JAKARTA-Berbagai tekanan ekonomi baik eksternal maupun internal telah menggerogoti cadangan devisa (cadev) Indonesia. Bank Indonesia (BI) mencatat penurunan cadev USD 60 juta atau sekitar Rp 732,720 miliar (kurs Rp 12.212 per USD). Yakni dari USD 111,224 miliar per Agustus 2014 menjadi USD 111,164 miliar pada September 2014.
Direktur Eksekutif Departemen Komunikasi BI Tirta Segara mengatakan, sebetulnya posisi cadev tersebut cenderung stabil. Namun, ada kondisi kenaikan kebutuhan devisa. Misalnya untuk pembayaran utang luar negeri pemerintah. \"Selain itu ada intervensi valuta asing karena kami harus menstabilkan nilai tukar rupiah,\" ungkapnya kemarin (6/10).
Sebaliknya, beberapa faktor yang dapat mempertahankan cadev antara lain penerbitan sukuk global dan hasil ekspor migas pemerintah. Di samping itu kenaikan simpanan deposito valuta asing bank-bank di BI.
Menurut Tirta, posisi cadangan devisa per akhir September tersebut dapat membiayai 6,5 bulan impor atau 6,3 bulan impor dan pembayaran utang luar negeri pemerintah. Level devisa saat ini dinilai berada di atas standar kecukupan internasional sekitar 3 bulan impor. \"Kami masih optimistis cadev tersebut positif untuk memperkuat ketahanan sektor eksternal, dan menjaga kesinambungan pertumbuhan ekonomi Indonesia ke depan,\" tuturnya.
Gejolak politik yang belakangan terjadi di tanah air dinilai cukup berperan signifikan menggerus nilai rupiah terhadap USD. Selain itu, pelemahan rupiah juga disebabkan rencana kenaikan suku bunga Bank Sentral AS (The Fed) yang diperkirakan naik lebih awal dari rencana sebelumnya. Tak hanya di Indonesia, pelemahan mata uang juga terjadi di negara-negara lain.

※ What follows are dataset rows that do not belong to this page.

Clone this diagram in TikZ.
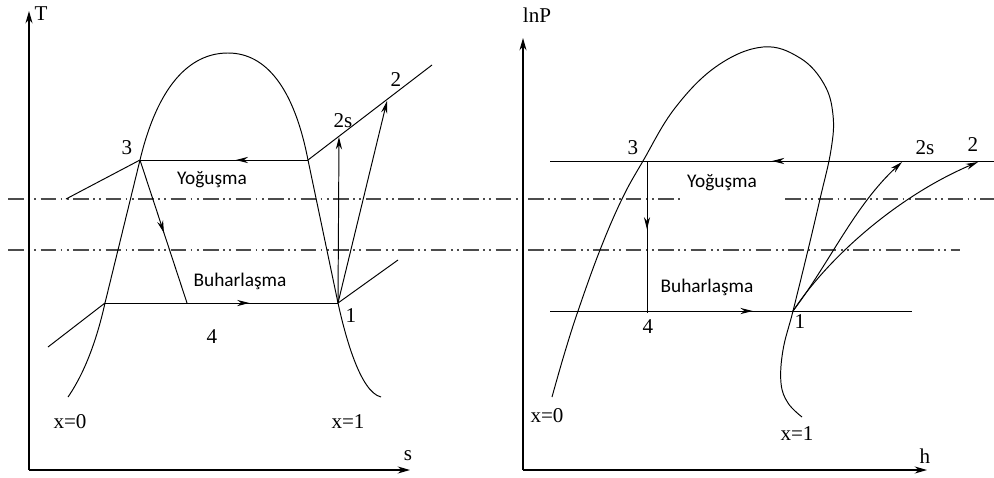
\documentclass[tikz,border=0pt]{standalone}
\usepackage{fontspec}
\setmainfont{Liberation Serif}
\newfontfamily\bolgefont{Carlito}
\usetikzlibrary{arrows.meta,decorations.markings}

\begin{document}
\begin{tikzpicture}[x=0.02cm,y=-0.02cm,
        cizgi/.style={line width=0.55pt},
        eksen/.style={line width=0.8pt,-{Stealth[length=7pt,width=4pt]}},
        ok/.style={cizgi,-{Stealth[length=7pt,width=3.5pt]}},
        ortaok/.style={cizgi,postaction={decorate},decoration={markings,
            mark=at position #1 with {\arrow{Stealth[length=7pt,width=3.5pt]}}}},
        ortaok/.default=0.5,
        noktadizi/.style={line width=0.6pt,black!70,
            dash pattern=on 9pt off 2.5pt on 1pt off 2.5pt on 1pt off 2.5pt},
        etiket/.style={font=\fontsize{12}{14}\selectfont},
        bolge/.style={font=\bolgefont\fontsize{11}{13}\selectfont}
    ]
    \useasboundingbox (0,0) rectangle (994,477);

    % kesikli yardimci cizgiler
    \draw[noktadizi] (8,199) -- (682,199);
    \draw[noktadizi] (785,199) -- (994,199);
    \draw[noktadizi] (8,250) -- (960,250);

    %%%% T-s diyagrami
    \coordinate (O1) at (29,470);
    \coordinate (L3) at (140,160);
    \coordinate (Lk) at (308,160);
    \coordinate (Lf) at (105,303);
    \coordinate (L1) at (338,303);
    \coordinate (L4) at (187,303);
    \coordinate (L2s) at (339,137);
    \coordinate (L2) at (387,101);

    \draw[eksen] (O1) -- (29,11);
    \draw[eksen] (O1) -- (410,470);
    \node[etiket] (Tlab) at (41,14) {T};
    \node[etiket] (slab) at (408,456) {s};

    % doyma egrisi
    \draw[cizgi] (68,397) .. controls (88,368) and (99,330) .. (Lf) -- (L3)
        .. controls (158,85) and (190,53) .. (228,53)
        .. controls (266,53) and (294,88) .. (Lk) -- (L1)
        .. controls (345,335) and (360,392) .. (381,397);

    \draw[cizgi] (66,199) -- (L3);
    \draw[ortaok=0.43] (Lk) -- (L3);
    \draw[cizgi] (Lk) -- (432,65);
    \draw[cizgi] (48,347) -- (Lf);
    \draw[ortaok=0.62] (Lf) -- (L1);
    \draw[cizgi] (L1) -- (398,260);
    \draw[ortaok=0.51] (L3) -- (L4);
    \draw[ok] (L1) -- (L2s);
    \draw[ok] (L1) -- (L2);

    \node[etiket] (L3lab) at (127,148) {3};
    \node[etiket] (L2slab) at (343,121) {2s};
    \node[etiket] (L2lab) at (396,80) {2};
    \node[etiket] (L1lab) at (351,316) {1};
    \node[etiket] (L4lab) at (212,337) {4};
    \node[etiket] (Lx0) at (70,422) {x=0};
    \node[etiket] (Lx1) at (348,422) {x=1};
    \node[bolge] (Lyog) at (212,180) {Yoğuşma};
    \node[bolge] (Lbuh) at (240,281) {Buharlaşma};

    %%%% lnP-h diyagrami
    \coordinate (O2) at (523,470);
    \coordinate (R3) at (643,161);
    \coordinate (R3d) at (647,161);
    \coordinate (R4) at (647,313);
    \coordinate (R1) at (793,311);
    \coordinate (R2s) at (902,162);
    \coordinate (R2) at (978,162);

    \draw[eksen] (O2) -- (523,38);
    \draw[eksen] (O2) -- (927,470);
    \node[etiket] (Plab) at (537,15) {lnP};
    \node[etiket] (hlab) at (925,456) {h};

    % doyma egrisi
    \draw[cizgi] plot[smooth,tension=0.65] coordinates {(552,397) (564,355) (578,311)
        (600,250) (622,199) (643,161) (675,108) (717,66) (763,47) (800,58) (824,84)
        (833,115) (831,150) (820,199) (808,250) (793,311) (783,350) (781,383)
        (788,403) (802,417)};

    \draw[ortaok=0.5] (994,161) -- (550,161);
    \draw[ortaok=0.56] (550,311) -- (912,311);
    \draw[ortaok=0.45] (R3d) -- (R4);
    \draw[ok] (R1) .. controls (830,262) and (855,205) .. (R2s);
    \draw[ok] (R1) .. controls (830,255) and (900,195) .. (R2);

    \node[etiket] (R3lab) at (633,148) {3};
    \node[etiket] (R2slab) at (925,148) {2s};
    \node[etiket] (R2lab) at (973,145) {2};
    \node[etiket] (R1lab) at (800,322) {1};
    \node[etiket] (R4lab) at (648,327) {4};
    \node[etiket] (Rx0) at (547,416) {x=0};
    \node[etiket] (Rx1) at (797,434) {x=1};
    \node[bolge] (Ryog) at (722,183) {Yoğuşma};
    \node[bolge] (Rbuh) at (707,287) {Buharlaşma};
\end{tikzpicture}
\end{document}
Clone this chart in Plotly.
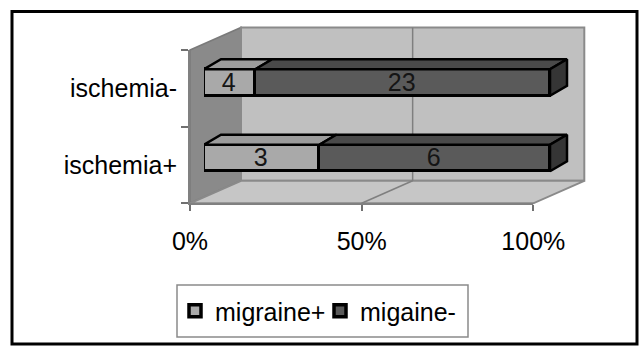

Di sisi lain, Menteri Keuangan Chatib Basri menegaskan, dampak gejolak politik terhadap pelemahan nilai tukar rupiah hanya bersifat sementara. \"Kombinasi eksternal dan kondisi politik menyebabkan pelemahan rupiah. Tapi ini shorterm dan relatif jangka pendek,\" tegasnya.